This would have to be the sneakiest symptom I have ever. Allow me to set the scene.
In the Summer of 2007 my brother, a group of his friends and myself had tickets to The Big Day Out music festival. A rock music day festival, often coincidentally falling on one of the hotter days of the Australian Summer, it was an annual event we all looked forward to immensely. We arrived mid morning and made our way to one of the stages which was known to hold some of the ‘heavier’ acts.
Yes, I liked heavy punk rock and metal music in those days.
Yes, it was genuine appreciation for the music and not an attempt to seem ‘cool’.
One of the girls I was with, the two of us under 5 feet 4 inches (170 cm) in height, helped me to make it deep in to the mosh pit to ‘really enjoy the experience’. Admittedly, the band was far from what you may consider ‘heavy’, so we knew we would be able to ‘handle it’.
A mosh pit, by the way, is a crowd of gig attendees that stands in a compact and confined space as close to the stage as possible. As the music builds and the excitement of the crowd builds with it the individuals within move to the music by ‘squirming’ (my word) and jumping sometimes even thrashing and punching arms. It takes a strong person to withstand the aggressive nature of the close confines dancing as you need to be comfortable with numerous strangers rubbing and moving in the same manner against you. The crowd surges in many directions and you need to have your wits about you to move with them without being trampled on (yes that happens). You don’t wear loose jewellery, sunglasses, thongs or high heels in these mosh pits. You accept the pushing and worse, the violation of your personal space and the smell and sweat of your neighbours. That is just the way they are.
I was prepared. She was prepared. We knew how these things ‘went down’. The guy behind me did not. His girlfriend was not prepared.
We surge forward with the crowd. We surged back with the crowd. Again forward. Again back, this time a little further. I smiled at her. She smiled at me, her eyebrows raised. Silly Guy Behind Me was angry. I had pushed his Silly Girlfriend in Heels TWICE.
I had to pay. (Apparently.)
He grabbed my shoulder, swung me around to face him. “Don’t push my girlfriend!” His elbow connected with my left eyebrow. My friend pulled me away, lest I be hit again. She pulled me out of the pit. As far as Pit Rules go, Silly Guy and Silly Girlfriend had broken one. They had been silly and I had paid.

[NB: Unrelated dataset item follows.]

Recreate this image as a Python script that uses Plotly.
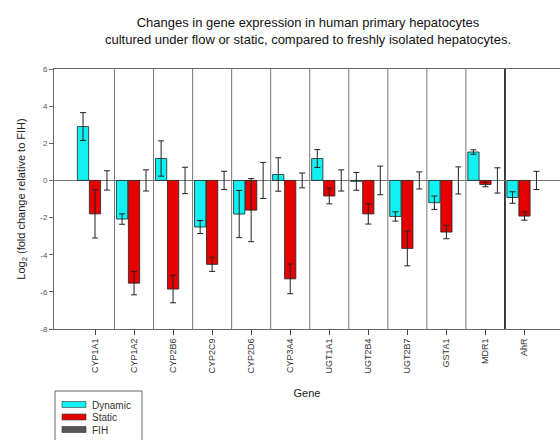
import plotly.graph_objects as go

# Genes on the x axis
genes = ["CYP1A1", "CYP1A2", "CYP2B6", "CYP2C9", "CYP2D6", "CYP3A4",
         "UGT1A1", "UGT2B4", "UGT2B7", "GSTA1", "MDR1", "AhR"]

# Log2 fold change relative to freshly isolated hepatocytes (FIH), with error
dynamic = [2.90, -2.08, 1.18, -2.51, -1.81, 0.32, 1.18, -0.05, -1.94, -1.20, 1.53, -0.92]
dynamic_err = [0.75, 0.28, 0.95, 0.35, 1.27, 0.90, 0.48, 0.48, 0.25, 0.36, 0.12, 0.31]
static = [-1.80, -5.53, -5.85, -4.52, -1.60, -5.30, -0.84, -1.80, -3.66, -2.78, -0.22, -1.92]
static_err = [1.30, 0.63, 0.74, 0.38, 1.70, 0.80, 0.42, 0.55, 0.94, 0.36, 0.12, 0.22]
fih = [0.0] * 12
fih_err = [0.52, 0.57, 0.71, 0.49, 0.97, 0.40, 0.57, 0.77, 0.46, 0.73, 0.68, 0.49]

y_ticks = [6, 4, 2, 0, -2, -4, -6, -8]

title_text = ("Changes in gene expression in human primary hepatocytes<br>"
              "cultured under flow or static, compared to freshly isolated hepatocytes.")

CYAN = "#10F0F0"
RED = "#E60000"
GREY = "#555555"
FONT = "Liberation Sans, Arial, sans-serif"

fig = go.Figure()


def add_series(name, values, errors, color, line_w):
    fig.add_trace(go.Bar(
        x=genes, y=values, name=name,
        marker=dict(color=color, line=dict(color="#222222", width=line_w)),
        error_y=dict(type="data", array=errors, visible=True,
                     color="#222222", thickness=1, width=3),
        showlegend=False,
    ))


add_series("Dynamic", dynamic, dynamic_err, CYAN, 0.8)
add_series("Static", static, static_err, RED, 0.8)
add_series("FIH", fih, fih_err, GREY, 0)

# Vertical separators between gene groups (the last one drawn heavier)
shapes = []
n = len(genes)
for i in range(n - 1):
    heavy = i == n - 2
    shapes.append(dict(
        type="line", xref="x", yref="y", x0=i + 0.5, x1=i + 0.5, y0=-8, y1=6,
        line=dict(color="#111111" if heavy else "#777777", width=1.6 if heavy else 1),
        layer="below",
    ))

W, H = 560, 440
L, R, T, B = 54, 0, 69, 111
pw, ph = W - L - R, H - T - B


def px_x(px):
    return (px - L) / pw


def px_y(py):
    return (H - B - py) / ph


annotations = []

# Legend box below the plot area
shapes.append(dict(type="rect", xref="paper", yref="paper",
                   x0=px_x(55), x1=px_x(142), y0=px_y(391), y1=px_y(448),
                   line=dict(color="#666666", width=1), fillcolor="white"))

legend_items = [("Dynamic", CYAN), ("Static", RED), ("FIH", GREY)]
for k, (label, color) in enumerate(legend_items):
    cy = 404.5 + 12.5 * k
    shapes.append(dict(type="rect", xref="paper", yref="paper",
                       x0=px_x(62), x1=px_x(86), y0=px_y(cy + 3), y1=px_y(cy - 3),
                       line=dict(color="#333333", width=0.6), fillcolor=color))
    annotations.append(dict(xref="paper", yref="paper", x=px_x(90), y=px_y(cy + 0.5),
                            text=label, showarrow=False, xanchor="left",
                            yanchor="middle", font=dict(size=10, color="#333333", family=FONT)))

fig.update_layout(
    width=W, height=H,
    margin=dict(l=L, r=R, t=T, b=B),
    paper_bgcolor="white", plot_bgcolor="white",
    barmode="group", bargap=0.08, bargroupgap=0.06,
    font=dict(family=FONT, color="#333333"),
    title=dict(
        text=title_text,
        x=308 / W, xanchor="center",
        y=1 - 27 / H, yanchor="top",
        font=dict(size=13, color="#111111", family=FONT),
    ),
    xaxis=dict(
        range=[-1.05, 11.91], showgrid=False, zeroline=False,
        showline=True, mirror=True, linecolor="#666666", linewidth=1,
        ticks="outside", ticklen=5, tickcolor="#444444",
        tickangle=-90, tickfont=dict(size=9, color="#333333"),
        title=dict(text="Gene", font=dict(size=11, color="#222222"), standoff=16),
    ),
    yaxis=dict(
        range=[-8, 6], tickvals=y_ticks, ticktext=[str(v) for v in y_ticks],
        showgrid=False, zeroline=True, zerolinecolor="#777777", zerolinewidth=1,
        showline=True, linecolor="#666666", linewidth=1,
        ticks="outside", ticklen=4, tickcolor="#666666",
        tickfont=dict(size=8, color="#555555"),
        title=dict(text="Log<sub>2</sub> (fold change relative to FIH)",
                   font=dict(size=11, color="#222222"), standoff=12),
    ),
    shapes=shapes,
    annotations=annotations,
)

fig.write_html("out.html")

Over the next few months my eyebrow fell out. A soft lilac bruise with a silky smooth skin finish blossomed and never fully left. The eye would become red and irritated, always itching. Sometimes the flesh would swell somewhat but that was always only ever minor and brief. My mother took me to numerous Ophthalmologists and Optometrists over the next few months, as my GP could not explain what was happening or whether the effect would eventually start to damage my vision.
It wasn’t until a year later that other events occurred which explained this ongoing symptom.
This story I feel is important as it was the first notifier of my Lupus which I actually sought medical assistance for. Unlike my Butterfly Rash I was concerned about this. The situation at Big Day Out was a misdirect for you as I was for me. I tell the tale as it is the only time I have been close to any type of confrontation in my life, and it is somehow also the first step my mother and I took down the path of really starting to push in the medical system to find an answer that would satisfy us, or else gather enough supporting diagnoses that we could feel confident there was not something to be concerned about.
Just like others, I had to go to many doctors, ask many questions and it took a long time until there was enough documentation to link them all back to my SLE.